While all these factors played a role, the CALM puts forth that it was seasonality, brought on by the close approach of the moon, that sealed the fate of the dinosaurs. An asteroid impact at the K/T (Cretaceous/Tertiary) boundary may well have been responsible for extinctions and the loss of the marginal species around the world, but the impact theory cannot account for the millions of years of the dinosaurs’ decline prior to the meteorite impact. The rise and fall of the dinosaurs is closely linked to the aftermath of the close approach, tidal heating, and subsequent retreat of the moon.
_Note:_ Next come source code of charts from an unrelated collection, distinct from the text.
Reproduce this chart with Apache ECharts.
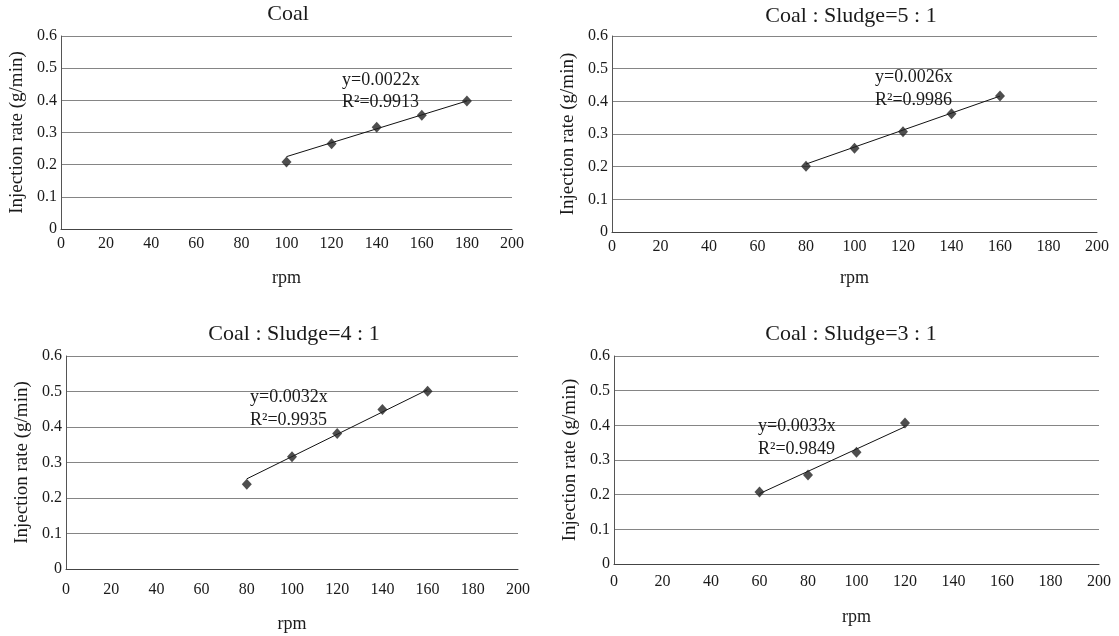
<!DOCTYPE html>
<html><head><meta charset="utf-8">
<script src="https://cdn.jsdelivr.net/npm/echarts@6/dist/echarts.min.js"></script>
<style>html,body{margin:0;padding:0;background:#fff}#c{width:1119px;height:636px}</style>
</head><body><div id="c"></div>
<script>
// ---- data ----
const titles = ['Coal', 'Coal : Sludge=5 : 1', 'Coal : Sludge=4 : 1', 'Coal : Sludge=3 : 1'];
const rpm1 = [100, 120, 140, 160, 180];
const rate1 = [0.208, 0.265, 0.316, 0.354, 0.398];
const rpm2 = [80, 100, 120, 140, 160];
const rate2 = [0.201, 0.256, 0.307, 0.362, 0.416];
const rpm3 = [80, 100, 120, 140, 160];
const rate3 = [0.239, 0.316, 0.382, 0.449, 0.501];
const rpm4 = [60, 80, 100, 120];
const rate4 = [0.208, 0.257, 0.322, 0.407];
const trendX1 = [100, 180], trendY1 = [0.225, 0.398];
const trendX2 = [80, 160],  trendY2 = [0.208, 0.416];
const trendX3 = [80, 160],  trendY3 = [0.254, 0.505];
const trendX4 = [60, 120],  trendY4 = [0.203, 0.396];
const equations = ['y=0.0022x', 'y=0.0026x', 'y=0.0032x', 'y=0.0033x'];
const r2Labels = ['R\u00b2=0.9913', 'R\u00b2=0.9986', 'R\u00b2=0.9935', 'R\u00b2=0.9849'];
const xMin = 0, xMax = 200, xStep = 20;
const yMin = 0, yMax = 0.6, yStep = 0.1;
const xName = 'rpm';
const yName = 'Injection rate (g/min)';

// ---- layout ----
const FONT = '"Liberation Serif", "Times New Roman", serif';
const grids = [
  {left: 61, top: 36, width: 451, height: 193},
  {left: 612, top: 36, width: 485, height: 196},
  {left: 66, top: 356, width: 452, height: 213},
  {left: 614, top: 356, width: 485, height: 208}
];
const titlePos = [[288, 3], [851, 5], [294, 323], [851, 323]];
const eqPos = [[342, 71, 93], [875, 68, 91], [250, 388, 411], [758, 417, 440]];
const xNameGap = [40, 37, 46, 44];
const xLabelMargin = [7, 7, 13, 10];
const pts = [[rpm1, rate1], [rpm2, rate2], [rpm3, rate3], [rpm4, rate4]];
const trends = [[trendX1, trendY1], [trendX2, trendY2], [trendX3, trendY3], [trendX4, trendY4]];

const option = {
  backgroundColor: '#fff',
  animation: false,
  title: [],
  grid: grids,
  xAxis: [], yAxis: [], series: []
};
for (let i = 0; i < 4; i++) {
  option.title.push({
    text: titles[i], left: titlePos[i][0], top: titlePos[i][1], textAlign: 'center', padding: 0,
    textStyle: {fontFamily: FONT, fontSize: 22, fontWeight: 'normal', color: '#1a1a1a'}
  });
  option.title.push({
    text: equations[i], left: eqPos[i][0], top: eqPos[i][1], padding: 0,
    textStyle: {fontFamily: FONT, fontSize: 18, fontWeight: 'normal', color: '#1a1a1a'}
  });
  option.title.push({
    text: r2Labels[i], left: eqPos[i][0], top: eqPos[i][2], padding: 0,
    textStyle: {fontFamily: FONT, fontSize: 18, fontWeight: 'normal', color: '#1a1a1a'}
  });
  option.xAxis.push({
    type: 'value', gridIndex: i, min: xMin, max: xMax, interval: xStep,
    name: xName, nameLocation: 'middle', nameGap: xNameGap[i],
    nameTextStyle: {fontFamily: FONT, fontSize: 18, color: '#1a1a1a'},
    axisLine: {show: true, lineStyle: {color: '#444', width: 1}},
    axisTick: {show: false},
    axisLabel: {fontFamily: FONT, fontSize: 16, color: '#1a1a1a', margin: xLabelMargin[i]},
    splitLine: {show: false}
  });
  option.yAxis.push({
    type: 'value', gridIndex: i, min: yMin, max: yMax, interval: yStep,
    name: yName, nameLocation: 'middle', nameGap: 34, nameRotate: 90,
    nameTextStyle: {fontFamily: FONT, fontSize: 19, color: '#1a1a1a'},
    axisLine: {show: true, lineStyle: {color: '#555', width: 1}},
    axisTick: {show: false},
    axisLabel: {fontFamily: FONT, fontSize: 16, color: '#1a1a1a', margin: 4},
    splitLine: {show: true, lineStyle: {color: '#858585', width: 1}}
  });
  option.series.push({
    type: 'line', xAxisIndex: i, yAxisIndex: i,
    data: trends[i][0].map((x, k) => [x, trends[i][1][k]]),
    showSymbol: false, symbol: 'none',
    lineStyle: {color: '#111', width: 1}, z: 3
  });
  option.series.push({
    type: 'scatter', xAxisIndex: i, yAxisIndex: i,
    data: pts[i][0].map((x, k) => [x, pts[i][1][k]]),
    symbol: 'diamond', symbolSize: [10, 11],
    itemStyle: {color: '#222'}, z: 4
  });
}
const chart = echarts.init(document.getElementById('c'), null, {renderer: 'canvas'});
chart.setOption(option);
</script>
</body></html>
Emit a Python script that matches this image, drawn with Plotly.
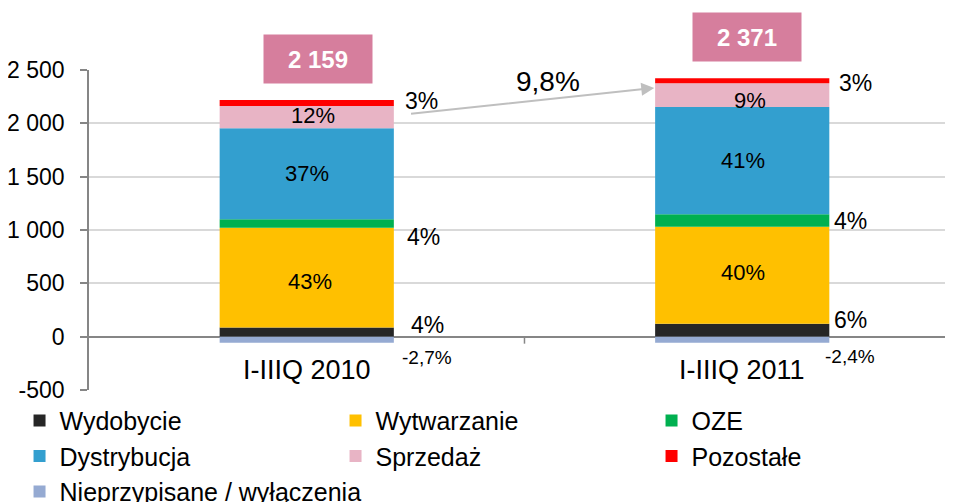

The Fall and Extinction of the Dinosaurs
As interesting as the rise of the giant dinosaurs was, what’s almost more interesting is that they entered a period of steady shrinking, until they eventually went extinct. The question is why did they shrink?
As the moon retreated the tilting of the earth’s axis increased. With time seasonality became noticeable. The retreating moon also caused tidal heating to wane. This reduced gas emissions and mid-ocean volcanism. The density of the atmosphere lessened and with it so did the size of the dinosaurs. They shrank until their eventual extinction. The three headed monster of a thinning atmosphere, the falling of sea levels, and the increasing seasons from the tilting axis drove the dinosaurs to the brink of extinction.
Thus the so called K/T boundary may have been a time of an asteroid strike, the commonly accepted “nail in the coffin” theory of the demise of the dinosaurs, but the ultimate stroke was the orbital disaster brought on by the moon’s alteration of the earth’s spin dynamics. The close approach of the moon created a transitory environmental Era that was ideal for the development and rise of the dinosaurs, but it was just that, temporary. As the earth adjusted to its new set of circumstances, following the Mesozoic era, the conditions changed, ultimately bringing about the demise of the dinosaurs.
The Close Approach Lunar Model provides a comprehensive picture of the rise and fall of the dinosaurs that is intricately tied to the energy of a closer moon and its subsequent retreat throughout the Mesozoic era.